- **WHAT THE TASK ASKS**
Retype the records below word for word and omit any image.

Records with drawing code:
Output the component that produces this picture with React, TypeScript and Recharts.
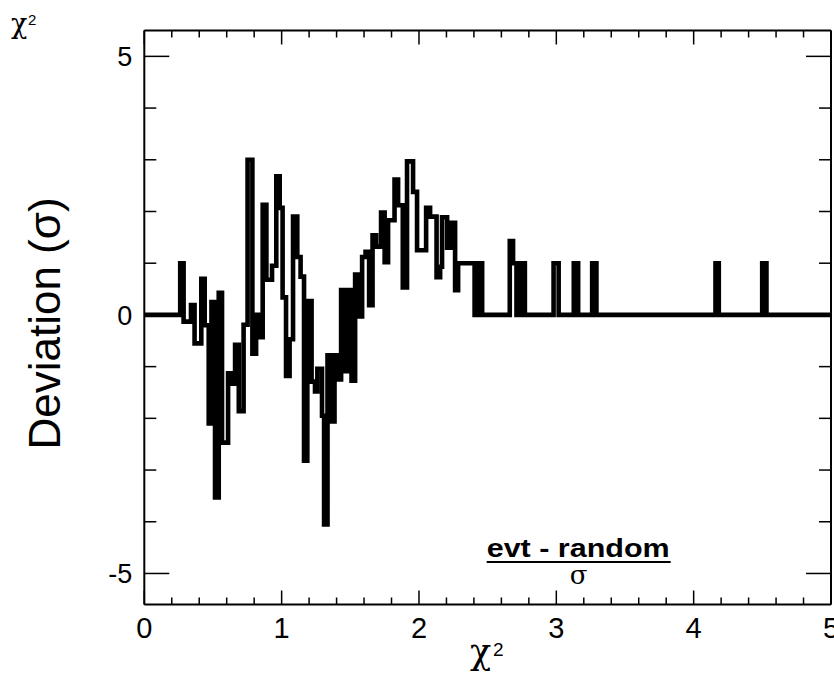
import React from 'react';
import { LineChart, Line, XAxis, YAxis, ReferenceLine } from 'recharts';

// step edges (chi2) and deviation values
const chi2Edges = [
  0, 0.2615, 0.2862, 0.34, 0.366, 0.415, 0.44, 0.469, 0.489, 0.515, 0.542, 0.566, 0.61, 0.639, 0.661,
  0.688, 0.723, 0.752, 0.787, 0.814, 0.839, 0.862, 0.889, 0.93, 0.961, 0.986, 1.007, 1.032, 1.058,
  1.083, 1.114, 1.138, 1.163, 1.187, 1.218, 1.243, 1.26, 1.294, 1.309, 1.334, 1.36, 1.385, 1.411,
  1.433, 1.458, 1.484, 1.509, 1.535, 1.56, 1.586, 1.611, 1.637, 1.662, 1.688, 1.724, 1.75, 1.775,
  1.822, 1.848, 1.882, 1.913, 1.957, 1.986, 2.052, 2.081, 2.128, 2.154, 2.168, 2.205, 2.234, 2.263,
  2.285, 2.405, 2.43, 2.46, 2.661, 2.685, 2.71, 2.74, 2.771, 2.98, 3.017, 3.127, 3.159, 3.261, 3.292,
  4.159, 4.183, 4.499, 4.53, 5,
];
const deviation = [
  0, 1.0, -0.13, 0.19, -0.55, 0.7, -0.2, -2.1, 0.25, -3.53, 0.43, -2.47, -1.13, -1.33, -0.58,
  -1.86, -0.19, 3.0, -0.75, 0, -0.43, 2.13, 0.68, 0.95, 2.68, 2.07, 0.34, -1.18, -0.47,
  1.9, 1.12, 0.74, -2.82, 0.27, -1.29, -1.48, -1.04, -1.95, -4.05, -0.78, -2.06, -0.78, -1.25,
  0.48, -1.09, 0.48, -1.27, 0.78, -0.03, 1.12, 1.22, 0.19, 1.54, 1.32, 1.98, 1.02, 1.83,
  2.62, 2.12, 0.53, 2.97, 2.38, 1.25, 2.07, 1.9, 0.73, 0.93, 1.89, 1.3, 1.78, 0.48,
  1.0, 0, 1.0, 0, 1.43, 1.0, 0, 1.0, 0, 1.0, 0, 1.0, 0, 1.0, 0,
  1.0, 0, 1.0, 0, 0,
];

const xTicks = [0, 0.2, 0.4, 0.6, 0.8, 1, 1.2, 1.4, 1.6, 1.8, 2, 2.2, 2.4, 2.6, 2.8, 3, 3.2, 3.4, 3.6, 3.8, 4, 4.2, 4.4, 4.6, 4.8, 5];
const yTicks = [-5, -4, -3, -2, -1, 0, 1, 2, 3, 4, 5];

const data = chi2Edges.map((x, i) => ({ x, dev: deviation[i] }));

const PLOT_TOP = 30.5;
const PLOT_RIGHT = 831;
const sans = '"Liberation Sans", Arial, sans-serif';
const serif = '"DejaVu Serif", "Liberation Serif", serif';

const XTick = (props: any) => {
  const { x, y, payload } = props;
  const v = payload.value;
  const major = Math.abs(v - Math.round(v)) < 1e-6;
  const len = major ? 14 : 7;
  return (
    <g>
      <line x1={x} y1={y} x2={x} y2={y - len} stroke="#000" strokeWidth={1.5} />
      <line x1={x} y1={PLOT_TOP} x2={x} y2={PLOT_TOP + len} stroke="#000" strokeWidth={1.5} />
      {major && (
        <text x={x} y={y + 33} textAnchor="middle" fontSize={29} fontFamily={sans} fill="#000">
          {v}
        </text>
      )}
    </g>
  );
};

const YTick = (props: any) => {
  const { x, y, payload } = props;
  const v = payload.value;
  const major = v % 5 === 0;
  const len = major ? 25 : 12;
  return (
    <g>
      <line x1={x} y1={y} x2={x + len} y2={y} stroke="#000" strokeWidth={1.5} />
      <line x1={PLOT_RIGHT} y1={y} x2={PLOT_RIGHT - len} y2={y} stroke="#000" strokeWidth={1.5} />
      {major && (
        <text x={x - 12} y={y + 10} textAnchor="end" fontSize={27} fontFamily={sans} fill="#000">
          {v}
        </text>
      )}
    </g>
  );
};

export default function App() {
  return (
    <div style={{ position: 'absolute', left: 0, top: 0, width: 834, height: 673, background: '#fff' }}>
      <LineChart
        width={834}
        height={673}
        data={data}
        margin={{ top: PLOT_TOP, right: 834 - PLOT_RIGHT, bottom: 38.5, left: 84.3 }}
      >
        <XAxis
          dataKey="x"
          type="number"
          domain={[0, 5]}
          ticks={xTicks}
          interval={0}
          allowDataOverflow
          height={30}
          tickSize={0}
          tickMargin={0}
          tickLine={false}
          axisLine={{ stroke: '#000', strokeWidth: 2 }}
          tick={<XTick />}
        />
        <YAxis
          type="number"
          domain={[-5.6, 5.5]}
          ticks={yTicks}
          interval={0}
          allowDataOverflow
          width={60}
          tickSize={0}
          tickMargin={0}
          tickLine={false}
          axisLine={{ stroke: '#000', strokeWidth: 2 }}
          tick={<YTick />}
        />
        <ReferenceLine y={5.5} stroke="#000" strokeWidth={2} />
        <ReferenceLine x={5} stroke="#000" strokeWidth={2} />
        <Line
          dataKey="dev"
          type="stepAfter"
          stroke="#000"
          strokeWidth={4.6}
          dot={false}
          activeDot={false}
          isAnimationActive={false}
        />
      </LineChart>
      <svg
        width={834}
        height={673}
        style={{ position: 'absolute', left: 0, top: 0, pointerEvents: 'none' }}
      >
        <text x={11} y={33} fontSize={27} fontFamily={serif} fill="#000">χ</text>
        <text x={28} y={25} fontSize={15} fontFamily={sans} fill="#000">2</text>
        <text
          transform="translate(60, 323.5) rotate(-90)"
          textAnchor="middle"
          fontSize={44}
          fontFamily={sans}
          fill="#000"
        >
          Deviation (σ)
        </text>
        <text x={470} y={664} fontSize={35} fontFamily={serif} fill="#000">χ</text>
        <text x={493} y={656} fontSize={19} fontFamily={sans} fill="#000">2</text>
        <text
          x={486.7}
          y={557}
          fontSize={26}
          fontWeight="bold"
          fontFamily={sans}
          textLength={183}
          lengthAdjust="spacingAndGlyphs"
          fill="#000"
        >
          evt - random
        </text>
        <line x1={486.7} y1={562} x2={670.7} y2={562} stroke="#000" strokeWidth={2} />
        <text x={578.7} y={584} textAnchor="middle" fontSize={26} fontFamily={serif} fill="#000">σ</text>
      </svg>
    </div>
  );
}
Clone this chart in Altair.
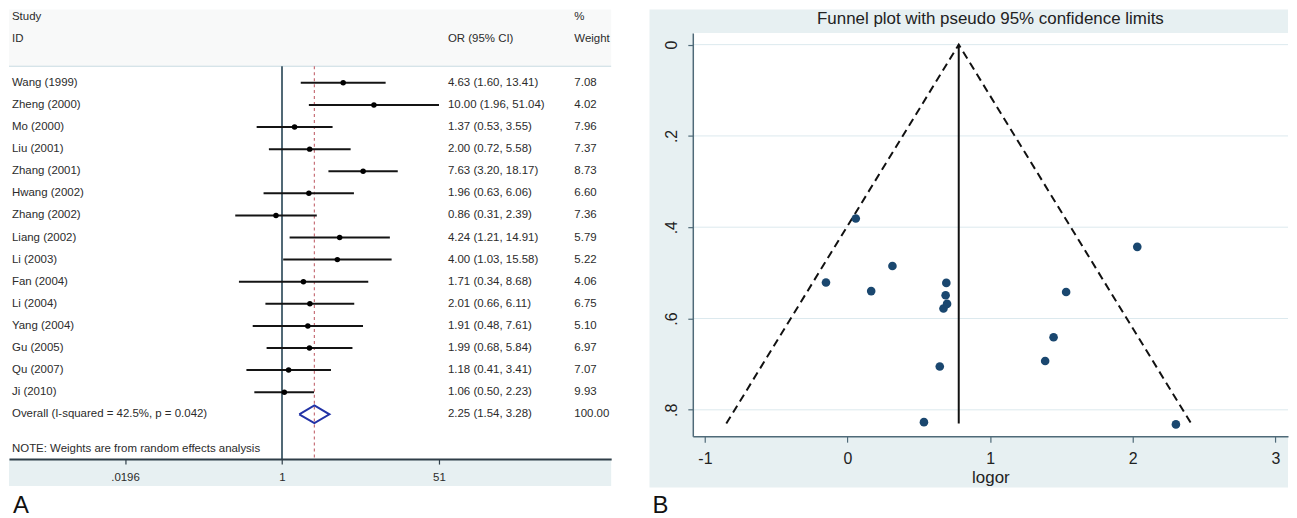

- **EXERCISE RESPONSE**
Output the component that produces this picture with React, TypeScript and Recharts.
import React from 'react';
import { LineChart, Line, XAxis, YAxis, ReferenceLine } from 'recharts';

// step edges (chi2) and deviation values
const chi2Edges = [
  0, 0.2615, 0.2862, 0.34, 0.366, 0.415, 0.44, 0.469, 0.489, 0.515, 0.542, 0.566, 0.61, 0.639, 0.661,
  0.688, 0.723, 0.752, 0.787, 0.814, 0.839, 0.862, 0.889, 0.93, 0.961, 0.986, 1.007, 1.032, 1.058,
  1.083, 1.114, 1.138, 1.163, 1.187, 1.218, 1.243, 1.26, 1.294, 1.309, 1.334, 1.36, 1.385, 1.411,
  1.433, 1.458, 1.484, 1.509, 1.535, 1.56, 1.586, 1.611, 1.637, 1.662, 1.688, 1.724, 1.75, 1.775,
  1.822, 1.848, 1.882, 1.913, 1.957, 1.986, 2.052, 2.081, 2.128, 2.154, 2.168, 2.205, 2.234, 2.263,
  2.285, 2.405, 2.43, 2.46, 2.661, 2.685, 2.71, 2.74, 2.771, 2.98, 3.017, 3.127, 3.159, 3.261, 3.292,
  4.159, 4.183, 4.499, 4.53, 5,
];
const deviation = [
  0, 1.0, -0.13, 0.19, -0.55, 0.7, -0.2, -2.1, 0.25, -3.53, 0.43, -2.47, -1.13, -1.33, -0.58,
  -1.86, -0.19, 3.0, -0.75, 0, -0.43, 2.13, 0.68, 0.95, 2.68, 2.07, 0.34, -1.18, -0.47,
  1.9, 1.12, 0.74, -2.82, 0.27, -1.29, -1.48, -1.04, -1.95, -4.05, -0.78, -2.06, -0.78, -1.25,
  0.48, -1.09, 0.48, -1.27, 0.78, -0.03, 1.12, 1.22, 0.19, 1.54, 1.32, 1.98, 1.02, 1.83,
  2.62, 2.12, 0.53, 2.97, 2.38, 1.25, 2.07, 1.9, 0.73, 0.93, 1.89, 1.3, 1.78, 0.48,
  1.0, 0, 1.0, 0, 1.43, 1.0, 0, 1.0, 0, 1.0, 0, 1.0, 0, 1.0, 0,
  1.0, 0, 1.0, 0, 0,
];

const xTicks = [0, 0.2, 0.4, 0.6, 0.8, 1, 1.2, 1.4, 1.6, 1.8, 2, 2.2, 2.4, 2.6, 2.8, 3, 3.2, 3.4, 3.6, 3.8, 4, 4.2, 4.4, 4.6, 4.8, 5];
const yTicks = [-5, -4, -3, -2, -1, 0, 1, 2, 3, 4, 5];

const data = chi2Edges.map((x, i) => ({ x, dev: deviation[i] }));

const PLOT_TOP = 30.5;
const PLOT_RIGHT = 831;
const sans = '"Liberation Sans", Arial, sans-serif';
const serif = '"DejaVu Serif", "Liberation Serif", serif';

const XTick = (props: any) => {
  const { x, y, payload } = props;
  const v = payload.value;
  const major = Math.abs(v - Math.round(v)) < 1e-6;
  const len = major ? 14 : 7;
  return (
    <g>
      <line x1={x} y1={y} x2={x} y2={y - len} stroke="#000" strokeWidth={1.5} />
      <line x1={x} y1={PLOT_TOP} x2={x} y2={PLOT_TOP + len} stroke="#000" strokeWidth={1.5} />
      {major && (
        <text x={x} y={y + 33} textAnchor="middle" fontSize={29} fontFamily={sans} fill="#000">
          {v}
        </text>
      )}
    </g>
  );
};

const YTick = (props: any) => {
  const { x, y, payload } = props;
  const v = payload.value;
  const major = v % 5 === 0;
  const len = major ? 25 : 12;
  return (
    <g>
      <line x1={x} y1={y} x2={x + len} y2={y} stroke="#000" strokeWidth={1.5} />
      <line x1={PLOT_RIGHT} y1={y} x2={PLOT_RIGHT - len} y2={y} stroke="#000" strokeWidth={1.5} />
      {major && (
        <text x={x - 12} y={y + 10} textAnchor="end" fontSize={27} fontFamily={sans} fill="#000">
          {v}
        </text>
      )}
    </g>
  );
};

export default function App() {
  return (
    <div style={{ position: 'absolute', left: 0, top: 0, width: 834, height: 673, background: '#fff' }}>
      <LineChart
        width={834}
        height={673}
        data={data}
        margin={{ top: PLOT_TOP, right: 834 - PLOT_RIGHT, bottom: 38.5, left: 84.3 }}
      >
        <XAxis
          dataKey="x"
          type="number"
          domain={[0, 5]}
          ticks={xTicks}
          interval={0}
          allowDataOverflow
          height={30}
          tickSize={0}
          tickMargin={0}
          tickLine={false}
          axisLine={{ stroke: '#000', strokeWidth: 2 }}
          tick={<XTick />}
        />
        <YAxis
          type="number"
          domain={[-5.6, 5.5]}
          ticks={yTicks}
          interval={0}
          allowDataOverflow
          width={60}
          tickSize={0}
          tickMargin={0}
          tickLine={false}
          axisLine={{ stroke: '#000', strokeWidth: 2 }}
          tick={<YTick />}
        />
        <ReferenceLine y={5.5} stroke="#000" strokeWidth={2} />
        <ReferenceLine x={5} stroke="#000" strokeWidth={2} />
        <Line
          dataKey="dev"
          type="stepAfter"
          stroke="#000"
          strokeWidth={4.6}
          dot={false}
          activeDot={false}
          isAnimationActive={false}
        />
      </LineChart>
      <svg
        width={834}
        height={673}
        style={{ position: 'absolute', left: 0, top: 0, pointerEvents: 'none' }}
      >
        <text x={11} y={33} fontSize={27} fontFamily={serif} fill="#000">χ</text>
        <text x={28} y={25} fontSize={15} fontFamily={sans} fill="#000">2</text>
        <text
          transform="translate(60, 323.5) rotate(-90)"
          textAnchor="middle"
          fontSize={44}
          fontFamily={sans}
          fill="#000"
        >
          Deviation (σ)
        </text>
        <text x={470} y={664} fontSize={35} fontFamily={serif} fill="#000">χ</text>
        <text x={493} y={656} fontSize={19} fontFamily={sans} fill="#000">2</text>
        <text
          x={486.7}
          y={557}
          fontSize={26}
          fontWeight="bold"
          fontFamily={sans}
          textLength={183}
          lengthAdjust="spacingAndGlyphs"
          fill="#000"
        >
          evt - random
        </text>
        <line x1={486.7} y1={562} x2={670.7} y2={562} stroke="#000" strokeWidth={2} />
        <text x={578.7} y={584} textAnchor="middle" fontSize={26} fontFamily={serif} fill="#000">σ</text>
      </svg>
    </div>
  );
}
Clone this chart in Altair.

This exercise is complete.